*What is needed*: Please transcribe the data below exactly. Leave the pictures out.

*Data excerpt*:
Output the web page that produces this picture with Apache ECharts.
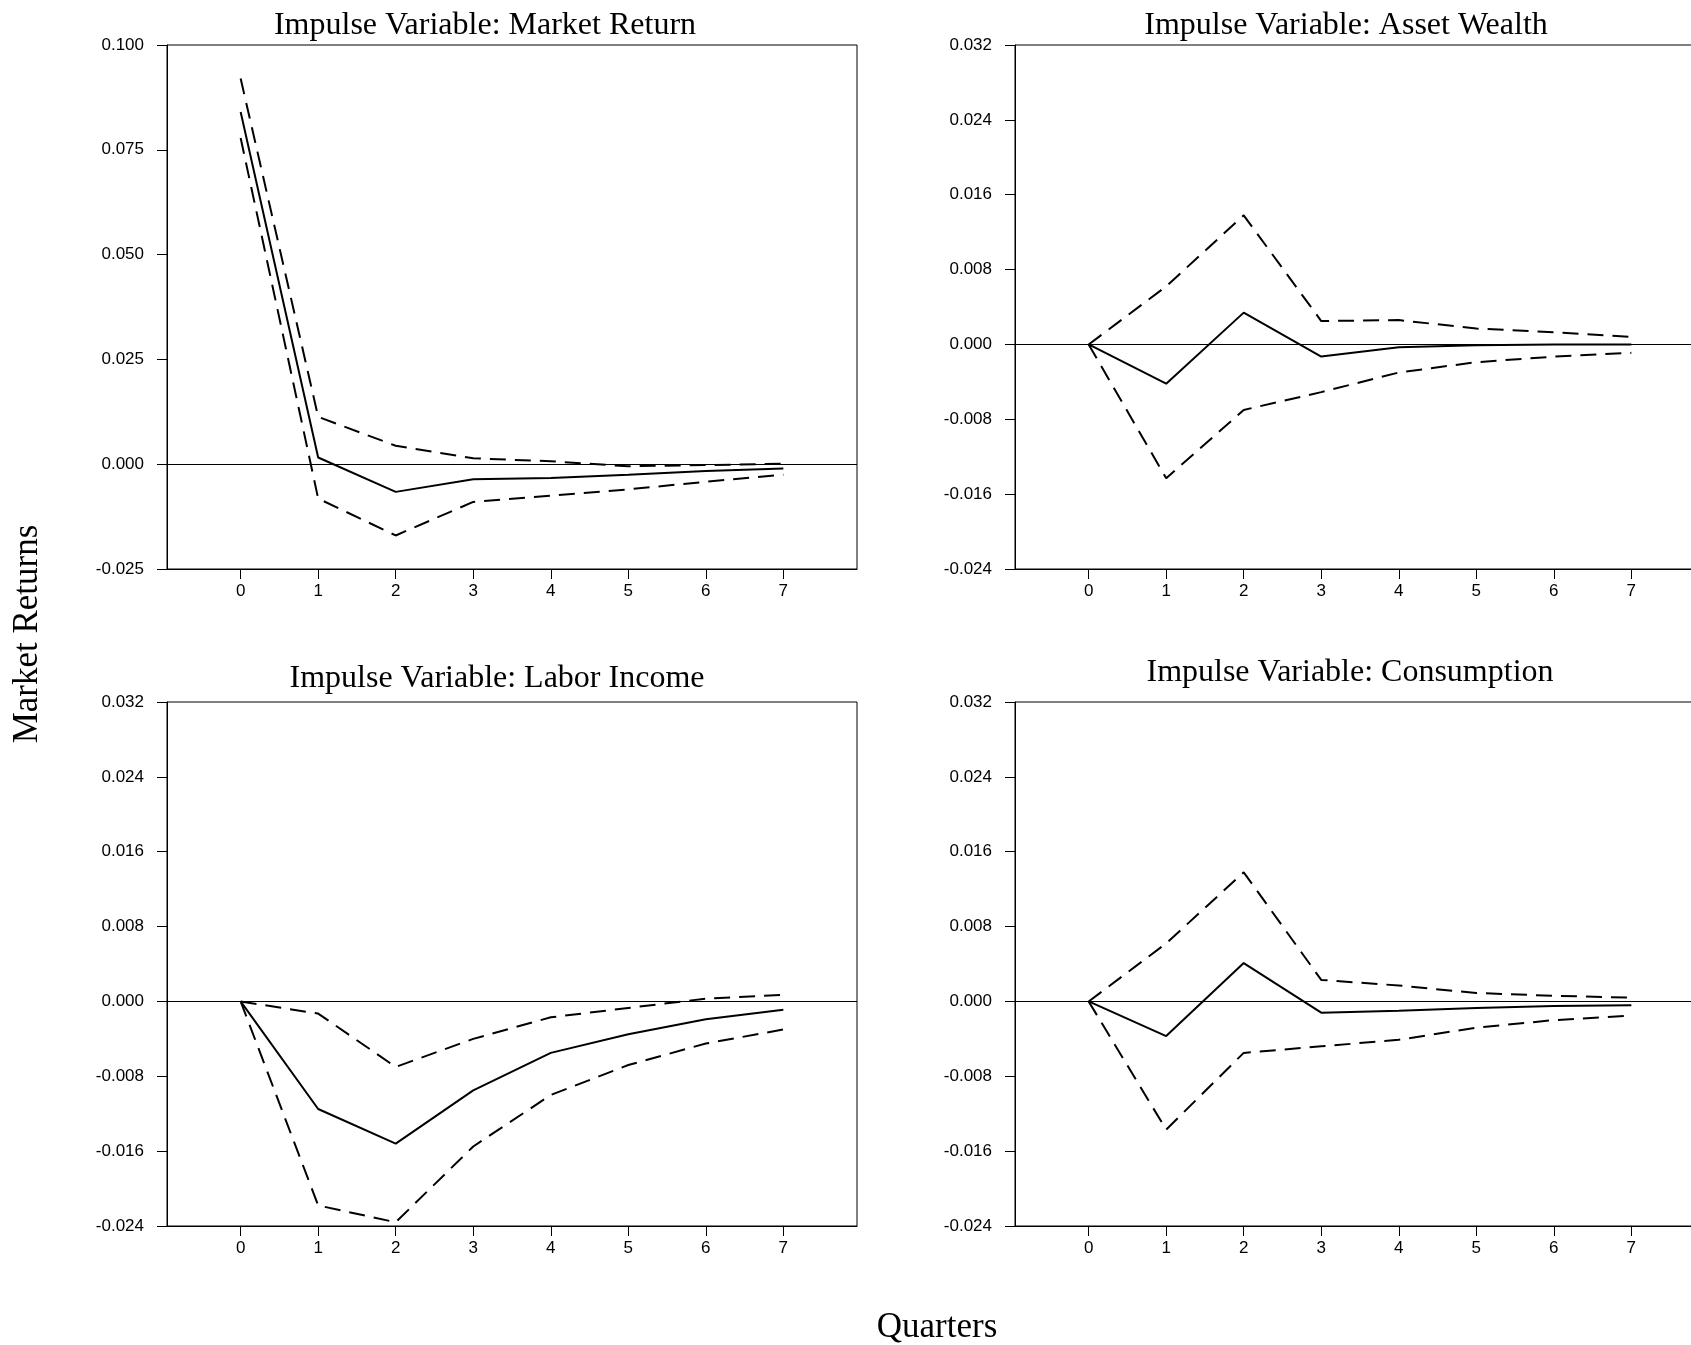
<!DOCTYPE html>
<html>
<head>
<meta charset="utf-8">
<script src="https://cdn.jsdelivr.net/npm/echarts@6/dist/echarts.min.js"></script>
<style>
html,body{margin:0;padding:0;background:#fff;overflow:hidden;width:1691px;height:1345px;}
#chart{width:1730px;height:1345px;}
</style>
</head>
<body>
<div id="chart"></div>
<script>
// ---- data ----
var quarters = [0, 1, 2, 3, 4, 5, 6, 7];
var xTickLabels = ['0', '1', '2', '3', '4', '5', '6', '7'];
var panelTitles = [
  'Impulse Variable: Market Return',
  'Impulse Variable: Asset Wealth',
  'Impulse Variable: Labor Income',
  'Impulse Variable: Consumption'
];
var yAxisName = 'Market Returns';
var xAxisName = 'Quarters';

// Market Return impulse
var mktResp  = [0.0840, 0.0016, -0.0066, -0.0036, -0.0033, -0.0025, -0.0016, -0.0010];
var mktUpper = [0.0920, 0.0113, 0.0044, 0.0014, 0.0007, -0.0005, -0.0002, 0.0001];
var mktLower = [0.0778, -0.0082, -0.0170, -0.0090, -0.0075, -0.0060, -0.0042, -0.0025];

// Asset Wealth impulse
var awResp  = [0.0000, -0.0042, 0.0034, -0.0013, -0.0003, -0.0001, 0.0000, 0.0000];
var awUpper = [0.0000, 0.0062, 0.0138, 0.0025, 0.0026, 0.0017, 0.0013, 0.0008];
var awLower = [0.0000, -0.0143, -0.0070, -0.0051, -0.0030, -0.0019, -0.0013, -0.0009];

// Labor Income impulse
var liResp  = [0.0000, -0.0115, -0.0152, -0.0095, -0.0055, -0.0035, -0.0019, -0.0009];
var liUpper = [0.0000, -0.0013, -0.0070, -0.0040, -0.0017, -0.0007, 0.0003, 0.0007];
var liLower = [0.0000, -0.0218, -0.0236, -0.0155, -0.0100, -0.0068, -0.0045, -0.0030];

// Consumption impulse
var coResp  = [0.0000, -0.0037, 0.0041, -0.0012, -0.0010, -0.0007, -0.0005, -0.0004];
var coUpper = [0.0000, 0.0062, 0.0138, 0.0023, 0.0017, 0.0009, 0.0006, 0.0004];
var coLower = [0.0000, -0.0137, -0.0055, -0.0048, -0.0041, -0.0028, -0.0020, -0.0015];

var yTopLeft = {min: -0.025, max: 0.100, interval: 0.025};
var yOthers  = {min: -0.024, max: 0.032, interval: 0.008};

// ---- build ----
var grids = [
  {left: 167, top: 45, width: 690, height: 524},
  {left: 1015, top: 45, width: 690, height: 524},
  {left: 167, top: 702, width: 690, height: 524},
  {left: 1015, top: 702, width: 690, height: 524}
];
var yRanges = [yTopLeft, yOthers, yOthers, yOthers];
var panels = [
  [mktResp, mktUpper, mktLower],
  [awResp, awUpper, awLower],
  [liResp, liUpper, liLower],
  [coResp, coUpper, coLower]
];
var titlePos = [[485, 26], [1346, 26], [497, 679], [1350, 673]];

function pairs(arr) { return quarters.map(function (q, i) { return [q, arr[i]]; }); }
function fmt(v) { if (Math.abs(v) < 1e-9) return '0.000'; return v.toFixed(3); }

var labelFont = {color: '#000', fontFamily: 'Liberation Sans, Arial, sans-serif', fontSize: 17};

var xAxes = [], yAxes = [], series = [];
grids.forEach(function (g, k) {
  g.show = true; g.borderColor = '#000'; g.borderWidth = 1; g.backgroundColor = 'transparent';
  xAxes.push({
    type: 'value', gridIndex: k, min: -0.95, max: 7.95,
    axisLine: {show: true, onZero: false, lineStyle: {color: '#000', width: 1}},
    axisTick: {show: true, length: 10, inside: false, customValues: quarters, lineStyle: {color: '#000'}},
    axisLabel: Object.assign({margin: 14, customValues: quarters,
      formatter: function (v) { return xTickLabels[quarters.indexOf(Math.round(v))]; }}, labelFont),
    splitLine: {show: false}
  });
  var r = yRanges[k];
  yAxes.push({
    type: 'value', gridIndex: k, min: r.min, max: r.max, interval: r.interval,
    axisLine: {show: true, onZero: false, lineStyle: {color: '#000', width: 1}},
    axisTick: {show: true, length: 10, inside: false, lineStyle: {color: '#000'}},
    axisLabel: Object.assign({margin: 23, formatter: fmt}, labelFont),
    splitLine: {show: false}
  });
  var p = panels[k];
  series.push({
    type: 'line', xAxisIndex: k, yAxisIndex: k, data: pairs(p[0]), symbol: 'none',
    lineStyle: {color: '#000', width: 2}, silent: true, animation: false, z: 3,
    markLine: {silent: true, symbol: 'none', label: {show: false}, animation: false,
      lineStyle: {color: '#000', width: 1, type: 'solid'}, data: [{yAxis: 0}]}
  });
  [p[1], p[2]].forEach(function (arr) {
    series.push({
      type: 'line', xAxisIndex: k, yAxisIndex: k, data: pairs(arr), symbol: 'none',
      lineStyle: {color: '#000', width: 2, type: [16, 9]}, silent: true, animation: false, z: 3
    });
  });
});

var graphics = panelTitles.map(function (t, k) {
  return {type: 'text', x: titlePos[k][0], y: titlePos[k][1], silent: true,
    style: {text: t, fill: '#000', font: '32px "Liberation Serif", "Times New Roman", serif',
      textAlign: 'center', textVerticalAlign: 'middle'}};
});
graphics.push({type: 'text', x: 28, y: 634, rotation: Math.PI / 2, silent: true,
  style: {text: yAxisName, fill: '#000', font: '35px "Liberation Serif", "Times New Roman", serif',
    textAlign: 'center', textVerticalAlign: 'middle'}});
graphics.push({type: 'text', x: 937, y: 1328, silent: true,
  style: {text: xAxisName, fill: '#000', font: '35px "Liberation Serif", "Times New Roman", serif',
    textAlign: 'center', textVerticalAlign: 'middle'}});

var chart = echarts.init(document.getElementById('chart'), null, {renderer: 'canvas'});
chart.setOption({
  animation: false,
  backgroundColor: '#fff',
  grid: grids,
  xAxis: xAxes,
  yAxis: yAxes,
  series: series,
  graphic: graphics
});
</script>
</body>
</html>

*In response*:
Output the web page that produces this picture with Apache ECharts.
<!DOCTYPE html>
<html>
<head>
<meta charset="utf-8">
<script src="https://cdn.jsdelivr.net/npm/echarts@6/dist/echarts.min.js"></script>
<style>
html,body{margin:0;padding:0;background:#fff;overflow:hidden;width:1691px;height:1345px;}
#chart{width:1730px;height:1345px;}
</style>
</head>
<body>
<div id="chart"></div>
<script>
// ---- data ----
var quarters = [0, 1, 2, 3, 4, 5, 6, 7];
var xTickLabels = ['0', '1', '2', '3', '4', '5', '6', '7'];
var panelTitles = [
  'Impulse Variable: Market Return',
  'Impulse Variable: Asset Wealth',
  'Impulse Variable: Labor Income',
  'Impulse Variable: Consumption'
];
var yAxisName = 'Market Returns';
var xAxisName = 'Quarters';

// Market Return impulse
var mktResp  = [0.0840, 0.0016, -0.0066, -0.0036, -0.0033, -0.0025, -0.0016, -0.0010];
var mktUpper = [0.0920, 0.0113, 0.0044, 0.0014, 0.0007, -0.0005, -0.0002, 0.0001];
var mktLower = [0.0778, -0.0082, -0.0170, -0.0090, -0.0075, -0.0060, -0.0042, -0.0025];

// Asset Wealth impulse
var awResp  = [0.0000, -0.0042, 0.0034, -0.0013, -0.0003, -0.0001, 0.0000, 0.0000];
var awUpper = [0.0000, 0.0062, 0.0138, 0.0025, 0.0026, 0.0017, 0.0013, 0.0008];
var awLower = [0.0000, -0.0143, -0.0070, -0.0051, -0.0030, -0.0019, -0.0013, -0.0009];

// Labor Income impulse
var liResp  = [0.0000, -0.0115, -0.0152, -0.0095, -0.0055, -0.0035, -0.0019, -0.0009];
var liUpper = [0.0000, -0.0013, -0.0070, -0.0040, -0.0017, -0.0007, 0.0003, 0.0007];
var liLower = [0.0000, -0.0218, -0.0236, -0.0155, -0.0100, -0.0068, -0.0045, -0.0030];

// Consumption impulse
var coResp  = [0.0000, -0.0037, 0.0041, -0.0012, -0.0010, -0.0007, -0.0005, -0.0004];
var coUpper = [0.0000, 0.0062, 0.0138, 0.0023, 0.0017, 0.0009, 0.0006, 0.0004];
var coLower = [0.0000, -0.0137, -0.0055, -0.0048, -0.0041, -0.0028, -0.0020, -0.0015];

var yTopLeft = {min: -0.025, max: 0.100, interval: 0.025};
var yOthers  = {min: -0.024, max: 0.032, interval: 0.008};

// ---- build ----
var grids = [
  {left: 167, top: 45, width: 690, height: 524},
  {left: 1015, top: 45, width: 690, height: 524},
  {left: 167, top: 702, width: 690, height: 524},
  {left: 1015, top: 702, width: 690, height: 524}
];
var yRanges = [yTopLeft, yOthers, yOthers, yOthers];
var panels = [
  [mktResp, mktUpper, mktLower],
  [awResp, awUpper, awLower],
  [liResp, liUpper, liLower],
  [coResp, coUpper, coLower]
];
var titlePos = [[485, 26], [1346, 26], [497, 679], [1350, 673]];

function pairs(arr) { return quarters.map(function (q, i) { return [q, arr[i]]; }); }
function fmt(v) { if (Math.abs(v) < 1e-9) return '0.000'; return v.toFixed(3); }

var labelFont = {color: '#000', fontFamily: 'Liberation Sans, Arial, sans-serif', fontSize: 17};

var xAxes = [], yAxes = [], series = [];
grids.forEach(function (g, k) {
  g.show = true; g.borderColor = '#000'; g.borderWidth = 1; g.backgroundColor = 'transparent';
  xAxes.push({
    type: 'value', gridIndex: k, min: -0.95, max: 7.95,
    axisLine: {show: true, onZero: false, lineStyle: {color: '#000', width: 1}},
    axisTick: {show: true, length: 10, inside: false, customValues: quarters, lineStyle: {color: '#000'}},
    axisLabel: Object.assign({margin: 14, customValues: quarters,
      formatter: function (v) { return xTickLabels[quarters.indexOf(Math.round(v))]; }}, labelFont),
    splitLine: {show: false}
  });
  var r = yRanges[k];
  yAxes.push({
    type: 'value', gridIndex: k, min: r.min, max: r.max, interval: r.interval,
    axisLine: {show: true, onZero: false, lineStyle: {color: '#000', width: 1}},
    axisTick: {show: true, length: 10, inside: false, lineStyle: {color: '#000'}},
    axisLabel: Object.assign({margin: 23, formatter: fmt}, labelFont),
    splitLine: {show: false}
  });
  var p = panels[k];
  series.push({
    type: 'line', xAxisIndex: k, yAxisIndex: k, data: pairs(p[0]), symbol: 'none',
    lineStyle: {color: '#000', width: 2}, silent: true, animation: false, z: 3,
    markLine: {silent: true, symbol: 'none', label: {show: false}, animation: false,
      lineStyle: {color: '#000', width: 1, type: 'solid'}, data: [{yAxis: 0}]}
  });
  [p[1], p[2]].forEach(function (arr) {
    series.push({
      type: 'line', xAxisIndex: k, yAxisIndex: k, data: pairs(arr), symbol: 'none',
      lineStyle: {color: '#000', width: 2, type: [16, 9]}, silent: true, animation: false, z: 3
    });
  });
});

var graphics = panelTitles.map(function (t, k) {
  return {type: 'text', x: titlePos[k][0], y: titlePos[k][1], silent: true,
    style: {text: t, fill: '#000', font: '32px "Liberation Serif", "Times New Roman", serif',
      textAlign: 'center', textVerticalAlign: 'middle'}};
});
graphics.push({type: 'text', x: 28, y: 634, rotation: Math.PI / 2, silent: true,
  style: {text: yAxisName, fill: '#000', font: '35px "Liberation Serif", "Times New Roman", serif',
    textAlign: 'center', textVerticalAlign: 'middle'}});
graphics.push({type: 'text', x: 937, y: 1328, silent: true,
  style: {text: xAxisName, fill: '#000', font: '35px "Liberation Serif", "Times New Roman", serif',
    textAlign: 'center', textVerticalAlign: 'middle'}});

var chart = echarts.init(document.getElementById('chart'), null, {renderer: 'canvas'});
chart.setOption({
  animation: false,
  backgroundColor: '#fff',
  grid: grids,
  xAxis: xAxes,
  yAxis: yAxes,
  series: series,
  graphic: graphics
});
</script>
</body>
</html>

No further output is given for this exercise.